AI WALKUP: A Computer-Vision Approach to Quantifying MDS-UPDRS in Parkinson's Disease
Xiang Xiang, Zihan Zhang, Jing Ma, Yao Deng
TL;DR
The paper addresses subjectivity and resource intensity in the MDS-UPDRS motor assessment for Parkinson's disease by proposing a smartphone-based computer-vision pipeline that derives six motor-item signals from monocular videos using MediaPipe pose and hand keypoints, followed by time-series feature extraction with tsfresh. The end-to-end framework runs on-device video capture and cloud-based pose analysis to provide objective movement descriptors and visualizations for clinicians. It demonstrates feasibility with data collected from healthy subjects and an Android app implementation, with plans to extend to PD patients and conduct clinical validation.

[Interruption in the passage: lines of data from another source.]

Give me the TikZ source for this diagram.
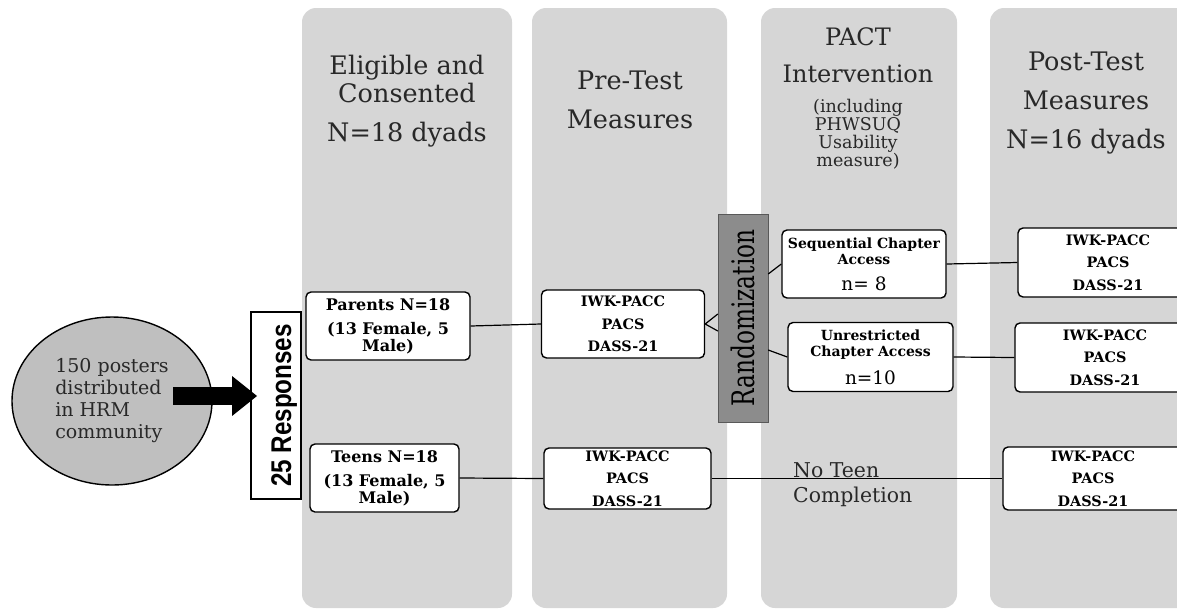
\documentclass[tikz,border=0pt]{standalone}
\usepackage{fontspec}
\setmainfont{DejaVu Serif}
\newfontfamily\condsans[FakeStretch=0.85]{Liberation Sans}
\newfontfamily\condserif[FakeStretch=0.75]{DejaVu Serif}
\usetikzlibrary{arrows.meta,calc,shapes.geometric}
\definecolor{colgray}{RGB}{214,214,214}
\definecolor{ovalgray}{RGB}{191,191,191}
\definecolor{randgray}{RGB}{140,140,140}
\definecolor{textgray}{RGB}{40,40,40}
\tikzset{
	column/.style={fill=colgray, rounded corners=14pt},
	head/.style={align=center, text=textgray, inner sep=0pt,
		font={\fontsize{25.5}{28}\selectfont}},
	small/.style={align=center, text=textgray, inner sep=0pt,
		font={\fontsize{17.5}{18}\selectfont}},
	boxA/.style={draw, line width=1.4pt, fill=white, rounded corners=5pt,
		align=center, inner sep=0pt, font={\bfseries\fontsize{14.4}{22.5}\selectfont}},
	boxB/.style={boxA, font={\bfseries\fontsize{16}{17}\selectfont}},
	boxC/.style={boxA, font={\bfseries\fontsize{14}{16}\selectfont}},
	link/.style={line width=1.2pt},
	>=stealth,
}
\def\colTop{8}
\def\colBot{608}
\newcommand{\nbig}[1]{{\mdseries\fontsize{18.5}{20}\selectfont #1}}

\begin{document}
\begin{tikzpicture}[x=1pt, y=-1pt]
\clip (0,0) rectangle (1177,611);
\foreach \xa/\xb in {302/512, 532/727, 761/957, 990/1210}
	\fill[column] (\xa,\colTop) rectangle (\xb,\colBot);

% column heads
\node[head] (head1) at (407,101) {Eligible and\\Consented\\[11pt]N=18 dyads};
\node[head, font={\fontsize{25.5}{39}\selectfont}] (head2) at (630,100) {Pre-Test\\Measures};
\node[head, font={\fontsize{24}{37}\selectfont}] (head3) at (858,55) {PACT\\Intervention};
\node[small] (head3b) at (858,134) {(including\\PHWSUQ\\Usability\\measure)};
\node[head, font={\fontsize{25.5}{39}\selectfont}] (head4) at (1086,103) {Post-Test\\Measures\\N=16 dyads};

% recruitment
\node[draw, ellipse, line width=1.4pt, fill=ovalgray, minimum width=200, minimum height=168,
	align=left, text=textgray, font={\fontsize{19}{22}\selectfont}] (poster) at (112,401)
	{150 posters\\distributed\\in HRM\\community};
\node[draw, line width=1.6pt, fill=white, rotate=90, minimum width=187, minimum height=50,
	inner sep=0pt, text height=30pt, text depth=0pt,
	font={\condsans\bfseries\fontsize{28.5}{28}\selectfont}] (resp) at (276,405.5) {25 Responses};
\coordinate (arrowstart) at (173,396);
\draw[line width=18pt, -{Triangle[length=25pt,width=38pt]}, shorten >=-7pt]
	(arrowstart) -- (arrowstart -| resp.north);

% boxes
\node[boxB, minimum width=164, minimum height=68] (parent) at (388,326)
	{Parents N=18\\[7pt](13 Female, 5\\Male)};
\node[boxB, minimum width=149, minimum height=68] (teen) at (384.5,478)
	{Teens N=18\\[7pt](13 Female, 5\\Male)};
\node[boxA, minimum width=163, minimum height=68] (pre1) at (623,324)
	{IWK-PACC\\PACS\\DASS-21};
\node[boxA, minimum width=167, minimum height=61] (pre2) at (627.5,478.5)
	{IWK-PACC\\PACS\\DASS-21};
\node[draw=gray!70!black, fill=randgray, rotate=90, minimum width=208, minimum height=50,
	inner sep=0pt, font={\condserif\fontsize{31}{31}\selectfont}] (rand) at (743,318) {Randomization};
\node[boxC, minimum width=164, minimum height=68] (seq) at (864,264)
	{Sequential Chapter\\Access\\[10pt]\nbig{n= 8}};
\node[boxC, minimum width=165, minimum height=69] (unr) at (870.5,357)
	{Unrestricted\\Chapter Access\\[10pt]\nbig{n=10}};
\node[boxA, minimum width=180, minimum height=69] (post1) at (1108,262.5)
	{IWK-PACC\\PACS\\DASS-21};
\node[boxA, minimum width=180, minimum height=69] (post2) at (1105,357.5)
	{IWK-PACC\\PACS\\DASS-21};
\node[boxA, minimum width=180, minimum height=63] (post3) at (1093,478.5)
	{IWK-PACC\\PACS\\DASS-21};
\node[anchor=west, align=left, inner sep=0pt, text=textgray,
	font={\fontsize{20.4}{25}\selectfont}] (noteen) at (793,485) {No Teen\\Completion};

% connectors
\draw[link] (parent.east) -- (pre1.west);
\draw[link] (teen.east) -- (pre2.west);
\draw[link] (pre2.east) -- (post3.west);
\draw[link] ($(rand.north)+(0,-4)$) -- (pre1.east) -- ($(rand.north)+(0,13)$);
\draw[link] ($(rand.south)+(0,-44)$) -- (seq.west);
\draw[link] ($(rand.south)+(0,32)$) -- (unr.west);
\draw[link] (seq.east) -- (post1.west);
\draw[link] (unr.east) -- (post2.west);
\end{tikzpicture}
\end{document}
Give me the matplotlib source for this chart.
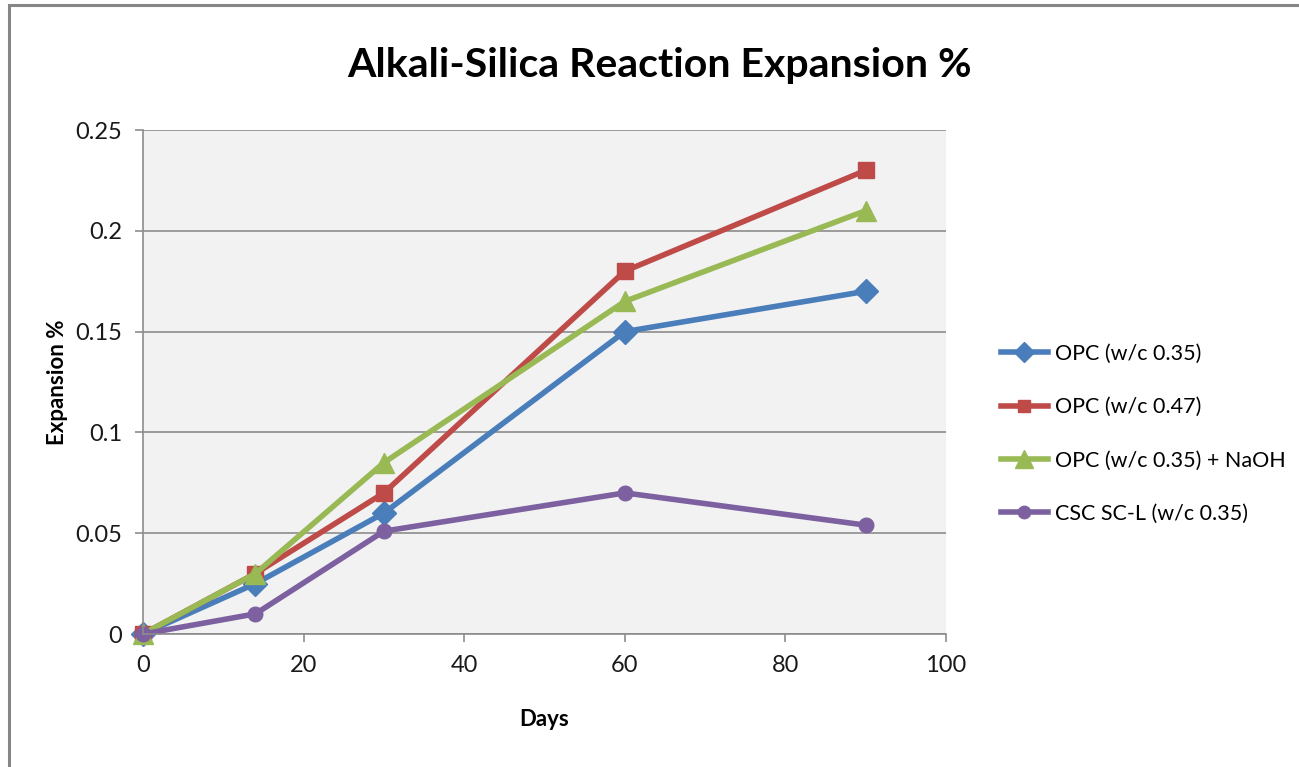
import matplotlib.pyplot as plt
from matplotlib.patches import Rectangle

days = [0, 14, 30, 60, 90]
opc_035 = [0, 0.025, 0.06, 0.15, 0.17]
opc_047 = [0, 0.03, 0.07, 0.18, 0.23]
opc_035_naoh = [0, 0.03, 0.085, 0.165, 0.21]
csc_scl = [0, 0.01, 0.051, 0.07, 0.054]

labels = ["OPC (w/c 0.35)", "OPC (w/c 0.47)", "OPC (w/c 0.35) + NaOH", "CSC SC-L (w/c 0.35)"]
colors = ["#4A7EBB", "#BE4B48", "#98B954", "#7D60A0"]
markers = ["D", "s", "^", "o"]
msizes = [12, 11, 15, 10.5]

plt.rcParams["font.family"] = ["Lato", "DejaVu Sans"]

fig = plt.figure(figsize=(12.99, 7.67), dpi=100)
ax = fig.add_axes([0.1101, 0.1734, 0.6182, 0.6571])
ax.set_facecolor("#F2F2F2")

for ys, lab, c, m, ms in zip([opc_035, opc_047, opc_035_naoh, csc_scl], labels, colors, markers, msizes):
    ax.plot(days, ys, color=c, marker=m, markersize=ms, linewidth=4, label=lab, clip_on=False)

ax.set_xlim(0, 100)
ax.set_ylim(0, 0.25)
ax.set_xticks([0, 20, 40, 60, 80, 100])
ax.set_yticks([0, 0.05, 0.1, 0.15, 0.2, 0.25])
ax.set_yticklabels(["0", "0.05", "0.1", "0.15", "0.2", "0.25"])
ax.yaxis.grid(True, color="#8C8C8C", linewidth=1.2)
ax.set_axisbelow(True)
for s in ["top", "right"]:
    ax.spines[s].set_visible(False)
for s in ["left", "bottom"]:
    ax.spines[s].set_color("#8C8C8C")
    ax.spines[s].set_linewidth(1.2)
ax.tick_params(colors="#8C8C8C", labelcolor="#1A1A1A", labelsize=17, length=6, width=1.2, pad=9)

ax.set_xlabel("Days", fontsize=16, fontweight="bold", labelpad=24)
ax.set_ylabel("Expansion %", fontsize=16, fontweight="bold", labelpad=5)
fig.text(0.508, 0.915, "Alkali-Silica Reaction Expansion %", ha="center", va="center",
         fontsize=29.5, fontweight="bold")

ax.legend(loc="center left", bbox_to_anchor=(1.044, 0.397), frameon=False, fontsize=15.5,
          handlelength=2.2, labelspacing=1.55, handletextpad=0.3, markerscale=0.85)

# chart border
fig.patches.append(Rectangle((0.007, -0.05), 1.1, 1.043, transform=fig.transFigure,
                             fill=False, edgecolor="#868686", linewidth=2.2))

fig.savefig("out.png", dpi=100)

The approach promises scalable, at-home motor assessment that can reduce clinic visits and clinician workload while enabling rapid, objective monitoring of disease progression.
Abstract
Parkinson's Disease (PD) is the second most common neurodegenerative disorder. The existing assessment method for PD is usually the Movement Disorder Society - Unified Parkinson's Disease Rating Scale (MDS-UPDRS) to assess the severity of various types of motor symptoms and disease progression. However, manual assessment suffers from high subjectivity, lack of consistency, and high cost and low efficiency of manual communication. We want to use a computer vision based solution to capture human pose images based on a camera, reconstruct and perform motion analysis using algorithms, and extract the features of the amount of motion through feature engineering. The proposed approach can be deployed on different smartphones, and the video recording and artificial intelligence analysis can be done quickly and easily through our APP.